In this video, Sean takes in the beautiful Australian scenery and talks about the first Riding
On Insulin Camp in the land down under.
This summer, my wife Mollie and I hosted our first Riding On Insulin diabetes camp in Australia—and what an adventure it was. As big fans of the country, we were both stoked to bring our programs to Victoria, especially after such successful events in New Zealand.
We flew into Melbourne and immediately headed out of town toward the mountains. We were fortunate to stay with the parents of a Team Type 1 affiliate, and also an Omnipod wearer, in the countryside about an hour from Mt. Baw Baw. Mt. Baw Baw isn’t a huge resort, but I will say this: the people we worked with there were some of the nicest resort people we’ve ever met. They were so generous with our program and their support really showed us how successful the event really was. We had 18 kids from across Australia attend—most were from Victoria, but two families came from New South Wales. They were at all ability levels and they had an absolute blast.

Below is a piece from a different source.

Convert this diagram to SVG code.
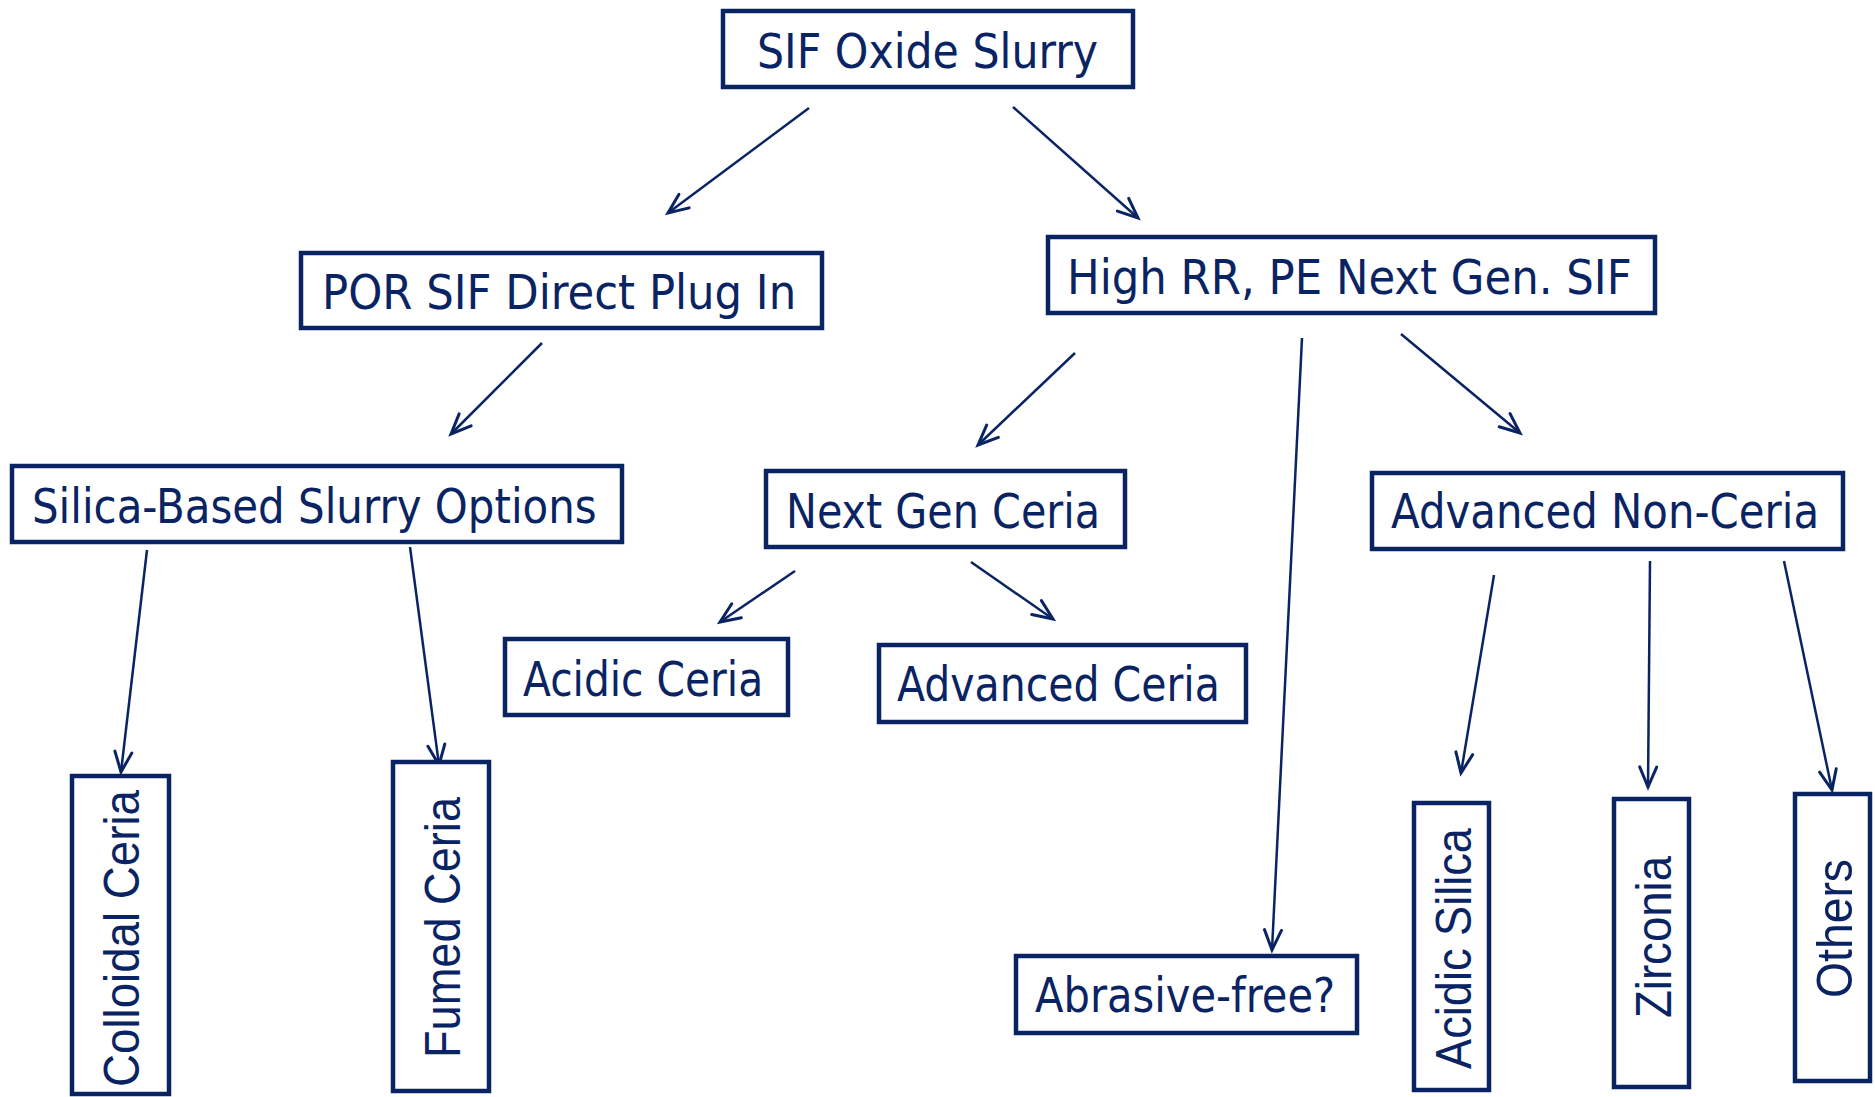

I’m always amazed by the resiliency of the campers we have at Riding On Insulin. No matter what the conditions are (in Australia’s case, it was a rainy morning!), they are incredibly stoked to be on snow and learning to ski or ride. They fall and they fall and they fall—and yet, they have the time of their lives.
One funny story from the weekend was during our stay at Mt. Baw Baw in the Frosti Lodge. We rented out the lodge to accommodate the numerous volunteers who came up to stay for the weekend. And on Friday night, I heard a mouse in our room, rummaging around in the emergency glucose next to the bed. I woke Mollie up (which she wasn’t happy about) and we tried to find it, but to no avail. Luckily most of my glucose survived.
The next day, I was having breakfast before camp started and I noticed a poster on the kitchen door talking about the native rats to the Mt. Baw Baw area and how people are not allowed to trap or kill the rodents. Thus—our friendly visitor the night before was totally allowed to be where he was. It’s just part of the Australian fun (and we just need to make sure to keep our glucose in a place where rats can’t access it!).
I know I speak for Mollie and I when I say we can’t WAIT to get back to Australia next August.